Amendments shorten re-registration period and introduce tiered fees for market makers; strengthen investor confidence

  • LB1 tier: 30% discount for securities with 5–15% of monthly trading volume
  • LB2–LB5 tiers: 30% discount for 10–15%, 60% discount for 15–30%, and 90% discount for over 30% of total monthly trades

In a strategic move to enhance market efficiency and liquidity, the Capital Markets Authority (CMA), in coordination with the Kuwait Stock Exchange (KSE), has approved amendments to the market maker mechanism.

The reform aims to improve pricing fairness, boost trading activity, and increase the market’s attractiveness to both local and foreign investors, according to an informed source.

The amendments follow a comprehensive review of prior market maker practices, including consultations with investment companies providing market maker services. Key changes include shortening the prohibition period for re-registration from one year to three months, reports Al-Rai daily.

This allows market makers to reassess securities more frequently, reflecting the dynamic nature of trading activity while maintaining market stability.

The CMA has introduced a tiered system for fees and commission discounts based on liquidity levels, linking financial incentives directly to trading performance:

LB1 tier: 30% discount for securities with 5–15% of monthly trading volume
LB2–LB5 tiers: 30% discount for 10–15%, 60% discount for 15–30%, and 90% discount for over 30% of total monthly trades

This structure ensures that highly active securities benefit from reduced financial burdens on market makers, while maintaining continuous and effective pricing within approved limits.
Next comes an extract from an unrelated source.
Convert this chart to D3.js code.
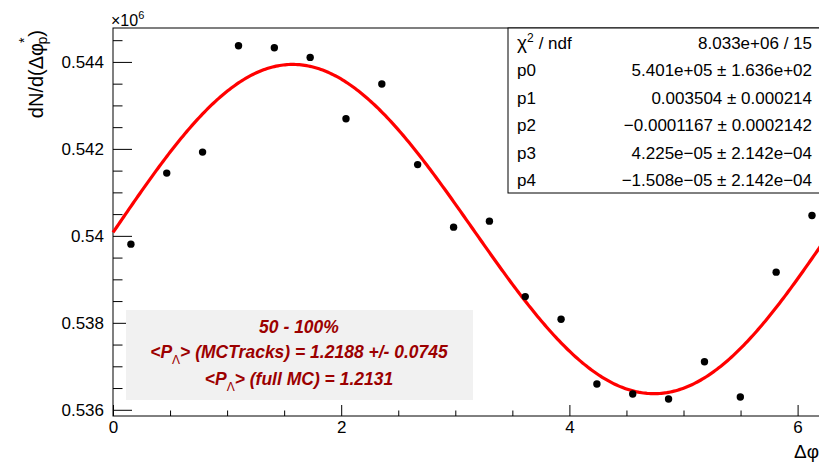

Securities can be reclassified periodically based on liquidity performance, ensuring flexibility and operational justification.

The amendments are designed to strengthen the role of market makers in stabilizing prices, reducing volatility, and improving investor confidence. Market makers will have greater flexibility with large-cap stocks, encouraging smoother trading and active participation.

The reforms are part of a broader financial market development strategy, which includes updating regulatory frameworks, expanding investment instruments, and creating conditions for introducing new financial products.

Continuous monitoring and evaluation will ensure that the mechanism meets its objectives in enhancing liquidity, stabilizing prices, and sustaining market efficiency.